Shizune may be more dangerous than her mistress.
Tsunade always draws attention to herself. She is blonde and beautiful; with a charismatic, thrumming presence, she dominates whatever room she enters, even when the attention isn't all on her. She draws eyes, attracts attention.
Hardly anyone ever notices that there is someone at her heels.
Shizune is always one step behind Tsunade. Not in front of, not at her side, but behind, head bowed, silent.
She is pale-skinned, with raven black hair that barely reaches her chin and wide coal black eyes framed with long sooty lashes. No one ever notices how bright and keen her eyes are, because they are always modestly downcast.
She is a pretty woman, beautiful even, but as she is, overshadowed by Tsunade, no one will ever see it. Dressed in dark, loose-fitting kimonos and even darker charcoal black cloaks, she resembles nothing so much as a raven or better yet a crow, small, black and unimportant. A carrion bird, harbinger of death, yet overlooked. Wherever Tsunade is, Shizune is utterly invisible.
This is how she likes it.
No one guesses that small ivory hands thick with calluses are deft and clever with toxins to make the blood burn and the heart stop in mid-motion without a sound.
No one guesses that thin arms sheathed in black linen, their skin patched with calluses and scars, can put the force behind hands that can, with cool, calculated brutality, inflict precise strokes from kunai, senbon, shuriken, weapons laced with and dripping odorless toxin. No unsuspecting victim ever suspects that Shizune is anything but a servant.
Those who notice her do not remember. They see a tall woman made strangely short by her stance, pacing down a hall with her head bowed like a monk's, the cloak rustling behind her. They hear her almost shuffling walk, see her hunched shoulders and lowered eyes. They dismiss her as subservient, nonthreatening, harmless. They almost expect to see glossy black feathers flutter away from her cloak as she flies down the hall.
Shizune always walks that way after killing someone.
The raven hides deadliness behind a drab tapestry of black feathers. The keenness of its talons and the lethality of its curved beak are overlooked in favor of the obvious threat of the hawk and the eagle.

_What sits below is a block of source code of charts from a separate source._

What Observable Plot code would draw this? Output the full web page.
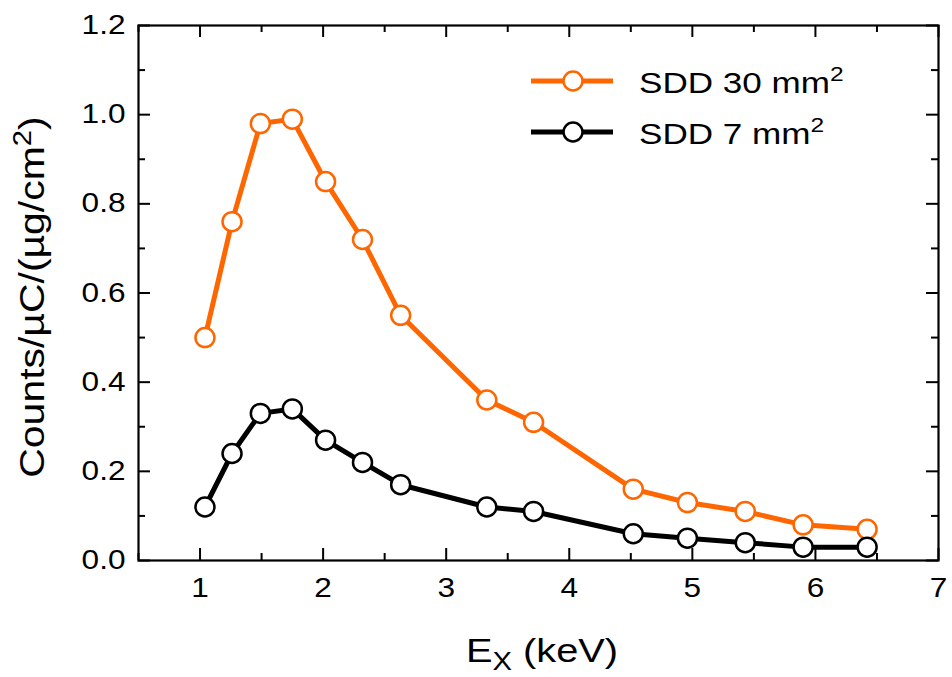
<!DOCTYPE html>
<html>
<head>
<meta charset="utf-8">
<script src="https://cdn.jsdelivr.net/npm/d3@7"></script>
<script src="https://cdn.jsdelivr.net/npm/@observablehq/plot@0.6"></script>
<style>
  html, body { margin: 0; padding: 0; background: white; }
  #chart { width: 952px; height: 677px; }
</style>
</head>
<body>
<div id="chart"></div>
<script>
// ---- data ----
const energy = [1.04, 1.26, 1.49, 1.75, 2.02, 2.32, 2.63, 3.33, 3.71, 4.52, 4.96, 5.43, 5.90, 6.42];
const sdd30  = [0.50, 0.76, 0.98, 0.99, 0.85, 0.72, 0.55, 0.36, 0.31, 0.16, 0.13, 0.11, 0.08, 0.07];
const sdd7   = [0.12, 0.24, 0.33, 0.34, 0.27, 0.22, 0.17, 0.12, 0.11, 0.06, 0.05, 0.04, 0.03, 0.03];
const seriesNames = ["SDD 30 mm", "SDD 7 mm"];   // followed by superscript 2
const seriesColors = ["#ff6600", "#000000"];
const xMajor = [1, 2, 3, 4, 5, 6, 7];
const xMinor = [0.5, 1.5, 2.5, 3.5, 4.5, 5.5, 6.5];
const yMajor = [0, 0.2, 0.4, 0.6, 0.8, 1.0, 1.2];
const yMinor = [0.1, 0.3, 0.5, 0.7, 0.9, 1.1];

const W = 952, H = 677;
const mL = 138, mR = 14, mT = 25, mB = 117;
const innerW = W - mL - mR, innerH = H - mT - mB;
const font = "'Liberation Sans', Arial, Helvetica, sans-serif";
const WIDEN = 1.17; // reference glyphs are wider than Liberation Sans

const rows30 = energy.map((e, i) => ({x: e, y: sdd30[i]}));
const rows7  = energy.map((e, i) => ({x: e, y: sdd7[i]}));

const majLen = 12, minLen = 7;
const chart = Plot.plot({
  width: W, height: H,
  marginLeft: mL, marginRight: mR, marginTop: mT, marginBottom: mB,
  style: {fontFamily: font, background: "white", color: "black", overflow: "visible"},
  x: {domain: [0.5, 7]},
  y: {domain: [0, 1.2]},
  marks: [
    // inward ticks on all four sides
    Plot.tickX(xMajor, {x: d => d, insetTop: innerH - majLen, stroke: "black", strokeWidth: 2}),
    Plot.tickX(xMajor, {x: d => d, insetBottom: innerH - majLen, stroke: "black", strokeWidth: 2}),
    Plot.tickX(xMinor, {x: d => d, insetTop: innerH - minLen, stroke: "black", strokeWidth: 2}),
    Plot.tickX(xMinor, {x: d => d, insetBottom: innerH - minLen, stroke: "black", strokeWidth: 2}),
    Plot.tickY(yMajor, {y: d => d, insetRight: innerW - majLen, stroke: "black", strokeWidth: 2}),
    Plot.tickY(yMajor, {y: d => d, insetLeft: innerW - majLen, stroke: "black", strokeWidth: 2}),
    Plot.tickY(yMinor, {y: d => d, insetRight: innerW - minLen, stroke: "black", strokeWidth: 2}),
    Plot.tickY(yMinor, {y: d => d, insetLeft: innerW - minLen, stroke: "black", strokeWidth: 2}),
    Plot.axisX({ticks: xMajor, tickSize: 0, tickPadding: 17, fontSize: 27, label: null, tickFormat: d => String(d)}),
    Plot.axisY({ticks: yMajor, tickSize: 0, tickPadding: 13, fontSize: 27, label: null, tickFormat: d3.format(".1f")}),
    Plot.frame({stroke: "black", strokeWidth: 2.2}),
    // series
    Plot.line(rows30, {x: "x", y: "y", stroke: seriesColors[0], strokeWidth: 5}),
    Plot.dot(rows30, {x: "x", y: "y", r: 9.5, fill: "white", stroke: seriesColors[0], strokeWidth: 2.5}),
    Plot.line(rows7, {x: "x", y: "y", stroke: seriesColors[1], strokeWidth: 5}),
    Plot.dot(rows7, {x: "x", y: "y", r: 9.5, fill: "white", stroke: seriesColors[1], strokeWidth: 2.5})
  ]
});
document.getElementById("chart").appendChild(chart);

const svg = d3.select(chart);
// widen the tick labels to match the reference glyph proportions
svg.selectAll('g[aria-label="x-axis tick label"] text, g[aria-label="y-axis tick label"] text')
  .each(function () {
    const t = this.getAttribute("transform");
    if (t) this.setAttribute("transform", t + ` scale(${WIDEN},1)`);
  });

// x-axis title with subscript
const xt = svg.append("text")
  .attr("transform", `translate(542, 662) scale(${WIDEN},1)`)
  .attr("text-anchor", "middle")
  .style("font-family", font).style("font-size", "34px").attr("fill", "black");
xt.append("tspan").text("E");
xt.append("tspan").attr("dy", 8).style("font-size", "25px").text("X");
xt.append("tspan").attr("dy", -8).text(" (keV)");

// y-axis title with superscript
const yt = svg.append("text")
  .attr("transform", `translate(44, 297) rotate(-90) scale(${WIDEN},1)`)
  .attr("text-anchor", "middle")
  .style("font-family", font).style("font-size", "35px").attr("fill", "black");
yt.append("tspan").text("Counts/µC/(µg/cm");
yt.append("tspan").attr("dy", -13).style("font-size", "25px").text("2");
yt.append("tspan").attr("dy", 13).text(")");

// legend
const lg = svg.append("g");
seriesNames.forEach((name, i) => {
  const cy = 81 + i * 51;
  lg.append("line").attr("x1", 531).attr("x2", 613).attr("y1", cy).attr("y2", cy)
    .attr("stroke", seriesColors[i]).attr("stroke-width", 5);
  lg.append("circle").attr("cx", 573).attr("cy", cy).attr("r", 9.5)
    .attr("fill", "white").attr("stroke", seriesColors[i]).attr("stroke-width", 2.5);
  const t = lg.append("text")
    .attr("transform", `translate(639, ${cy + 12}) scale(${WIDEN},1)`)
    .attr("text-anchor", "start")
    .style("font-family", font).style("font-size", "30px").attr("fill", "black");
  t.append("tspan").text(name);
  t.append("tspan").attr("dy", -12).style("font-size", "21px").text("2");
});
</script>
</body>
</html>
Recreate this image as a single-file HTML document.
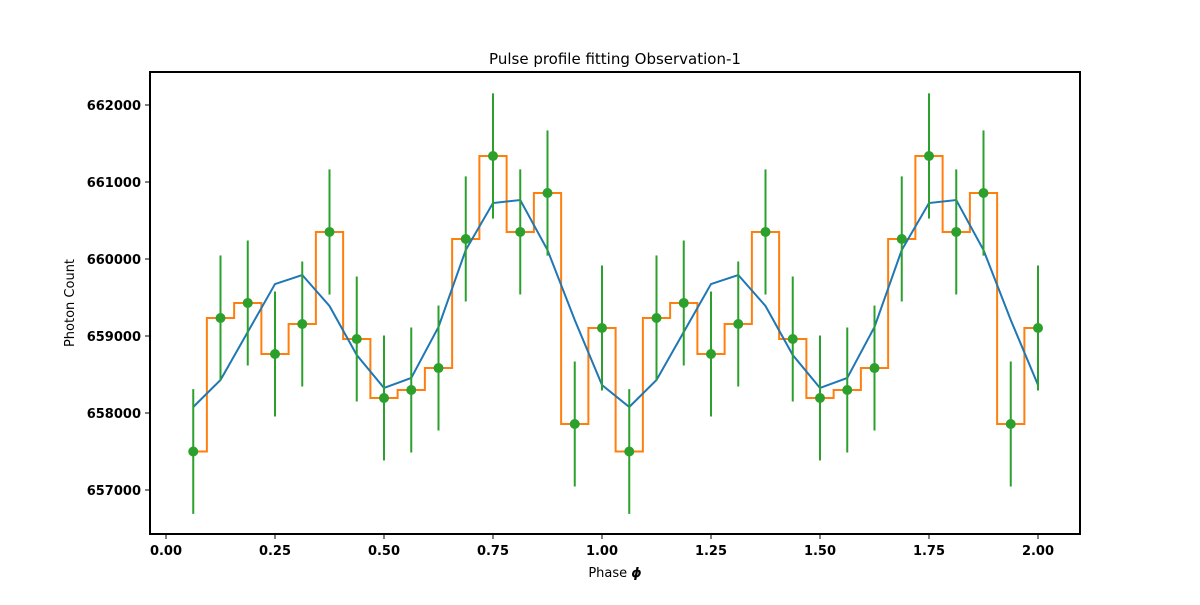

It is the raven that scores its kill. And no one knows that Shizune, though she seems to be a crow, is in fact a raven, waiting to strike.
Tsunade's attacks are obvious and devastating. There is no subtlety in the fists that bring down walls and level cities.
In Shizune's methods of dealing out death there is subtlety. She is silent, quiet, overlooked, a thief in the night. Her attacks, though invisible, wreak more havoc on the internal system than Tsunade's do on the external.
Everyone notices Tsunade. No one notices Shizune.
This is where all the danger lies.
Good? Bad? Appropriate or not? Shizune is one of my favorite characters, and the comparison seems to fit.